• [EXERCISE DIRECTIONS]: Leave the pictures out. Return all other data exactly.
────────────────────
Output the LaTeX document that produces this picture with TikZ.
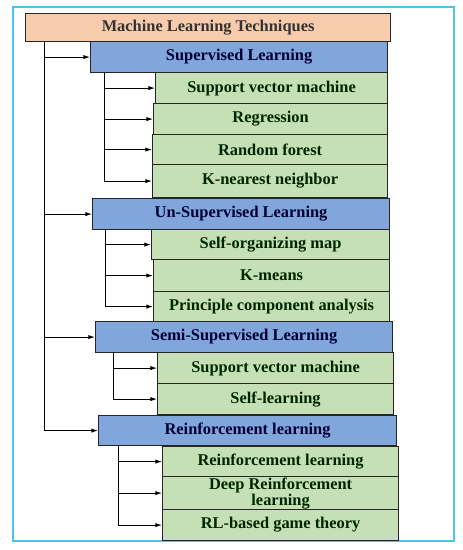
\documentclass[tikz,border=0pt]{standalone}
\usepackage{fontspec}
\setmainfont{Liberation Serif}
\usetikzlibrary{arrows.meta,calc,positioning}
\definecolor{TitlePeach}{RGB}{248,203,173}
\definecolor{GroupBlue}{RGB}{128,166,220}
\definecolor{LeafGreen}{RGB}{197,224,180}
\definecolor{FrameCyan}{RGB}{70,200,235}

\begin{document}
\begin{tikzpicture}[x=0.03cm, y=-0.03cm,
    sz/.style 2 args={minimum width=#1*0.03cm, minimum height=#2*0.03cm},
    box/.style={draw=black!85, line width=1pt, anchor=north west, inner sep=0pt,
        align=center, font=\bfseries\fontsize{14}{11}\selectfont},
    titlebox/.style={box, fill=TitlePeach, text=black!80},
    groupbox/.style={box, fill=GroupBlue, text=blue!20!black},
    leafbox/.style={box, fill=LeafGreen, text=green!15!black},
    link/.style={line width=0.8pt, -{Latex[length=2mm,width=1.3mm]}}]
    \useasboundingbox (0,0) rectangle (462,550);

    % Outer frame
    \draw[FrameCyan, line width=1.5pt] (13,7) rectangle (454,541);

    % Title
    \node[titlebox, sz={365}{28}] (title) at (25,13) {Machine Learning Techniques};

    % Supervised learning
    \node[groupbox, sz={297}{31}] (sup) at (90,41) {Supervised Learning};
    \node[leafbox, sz={232}{31}] (svm1) at (155,72) {Support vector machine};
    \node[leafbox, sz={234}{31}] (reg) at (153,103) {Regression};
    \node[leafbox, sz={235}{30}] (rf) at (152,134) {Random forest};
    \node[leafbox, sz={235}{33}] (knn) at (152,164) {K-nearest neighbor};

    % Un-supervised learning
    \node[groupbox, sz={297}{31}] (unsup) at (92,198) {Un-Supervised Learning};
    \node[leafbox, sz={238}{30}] (som) at (151,229) {Self-organizing map};
    \node[leafbox, sz={236}{32}] (kmeans) at (153,259) {K-means};
    \node[leafbox, sz={236}{30}] (pca) at (153,291) {Principle component analysis};

    % Semi-supervised learning
    \node[groupbox, sz={297}{31}] (semi) at (95,321) {Semi-Supervised Learning};
    \node[leafbox, sz={236}{31}] (svm2) at (157,352) {Support vector machine};
    \node[leafbox, sz={236}{31}] (selfl) at (157,383) {Self-learning};

    % Reinforcement learning
    \node[groupbox, sz={298}{30}] (rein) at (98,415) {Reinforcement learning};
    \node[leafbox, sz={236}{30}] (rl) at (162,446) {Reinforcement learning};
    \node[leafbox, sz={236}{33}] (drl) at (162,476) {Deep Reinforcement\\learning};
    \node[leafbox, sz={236}{31}] (rlgt) at (162,509) {RL-based game theory};

    % Connectors
    \coordinate (mainbus) at ($(title.south west)+(19,0)$);
    \foreach \g in {sup,unsup,semi,rein}
        \draw[link] (mainbus) |- (\g.west);

    \coordinate (supbus) at ($(sup.south west)+(14,0)$);
    \foreach \l in {svm1,reg,rf,knn}
        \draw[link] (supbus) |- (\l.west);

    \coordinate (unsupbus) at ($(unsup.south west)+(13,0)$);
    \foreach \l in {som,kmeans,pca}
        \draw[link] (unsupbus) |- (\l.west);

    \coordinate (semibus) at ($(semi.south west)+(18,0)$);
    \foreach \l in {svm2,selfl}
        \draw[link] (semibus) |- (\l.west);

    \coordinate (reinbus) at ($(rein.south west)+(20,0)$);
    \foreach \l in {rl,drl,rlgt}
        \draw[link] (reinbus) |- (\l.west);
\end{tikzpicture}
\end{document}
────────────────────
• [TASK RESPONSE]:
Output the LaTeX document that produces this picture with TikZ.
\documentclass[tikz,border=0pt]{standalone}
\usepackage{fontspec}
\setmainfont{Liberation Serif}
\usetikzlibrary{arrows.meta,calc,positioning}
\definecolor{TitlePeach}{RGB}{248,203,173}
\definecolor{GroupBlue}{RGB}{128,166,220}
\definecolor{LeafGreen}{RGB}{197,224,180}
\definecolor{FrameCyan}{RGB}{70,200,235}

\begin{document}
\begin{tikzpicture}[x=0.03cm, y=-0.03cm,
    sz/.style 2 args={minimum width=#1*0.03cm, minimum height=#2*0.03cm},
    box/.style={draw=black!85, line width=1pt, anchor=north west, inner sep=0pt,
        align=center, font=\bfseries\fontsize{14}{11}\selectfont},
    titlebox/.style={box, fill=TitlePeach, text=black!80},
    groupbox/.style={box, fill=GroupBlue, text=blue!20!black},
    leafbox/.style={box, fill=LeafGreen, text=green!15!black},
    link/.style={line width=0.8pt, -{Latex[length=2mm,width=1.3mm]}}]
    \useasboundingbox (0,0) rectangle (462,550);

    % Outer frame
    \draw[FrameCyan, line width=1.5pt] (13,7) rectangle (454,541);

    % Title
    \node[titlebox, sz={365}{28}] (title) at (25,13) {Machine Learning Techniques};

    % Supervised learning
    \node[groupbox, sz={297}{31}] (sup) at (90,41) {Supervised Learning};
    \node[leafbox, sz={232}{31}] (svm1) at (155,72) {Support vector machine};
    \node[leafbox, sz={234}{31}] (reg) at (153,103) {Regression};
    \node[leafbox, sz={235}{30}] (rf) at (152,134) {Random forest};
    \node[leafbox, sz={235}{33}] (knn) at (152,164) {K-nearest neighbor};

    % Un-supervised learning
    \node[groupbox, sz={297}{31}] (unsup) at (92,198) {Un-Supervised Learning};
    \node[leafbox, sz={238}{30}] (som) at (151,229) {Self-organizing map};
    \node[leafbox, sz={236}{32}] (kmeans) at (153,259) {K-means};
    \node[leafbox, sz={236}{30}] (pca) at (153,291) {Principle component analysis};

    % Semi-supervised learning
    \node[groupbox, sz={297}{31}] (semi) at (95,321) {Semi-Supervised Learning};
    \node[leafbox, sz={236}{31}] (svm2) at (157,352) {Support vector machine};
    \node[leafbox, sz={236}{31}] (selfl) at (157,383) {Self-learning};

    % Reinforcement learning
    \node[groupbox, sz={298}{30}] (rein) at (98,415) {Reinforcement learning};
    \node[leafbox, sz={236}{30}] (rl) at (162,446) {Reinforcement learning};
    \node[leafbox, sz={236}{33}] (drl) at (162,476) {Deep Reinforcement\\learning};
    \node[leafbox, sz={236}{31}] (rlgt) at (162,509) {RL-based game theory};

    % Connectors
    \coordinate (mainbus) at ($(title.south west)+(19,0)$);
    \foreach \g in {sup,unsup,semi,rein}
        \draw[link] (mainbus) |- (\g.west);

    \coordinate (supbus) at ($(sup.south west)+(14,0)$);
    \foreach \l in {svm1,reg,rf,knn}
        \draw[link] (supbus) |- (\l.west);

    \coordinate (unsupbus) at ($(unsup.south west)+(13,0)$);
    \foreach \l in {som,kmeans,pca}
        \draw[link] (unsupbus) |- (\l.west);

    \coordinate (semibus) at ($(semi.south west)+(18,0)$);
    \foreach \l in {svm2,selfl}
        \draw[link] (semibus) |- (\l.west);

    \coordinate (reinbus) at ($(rein.south west)+(20,0)$);
    \foreach \l in {rl,drl,rlgt}
        \draw[link] (reinbus) |- (\l.west);
\end{tikzpicture}
\end{document}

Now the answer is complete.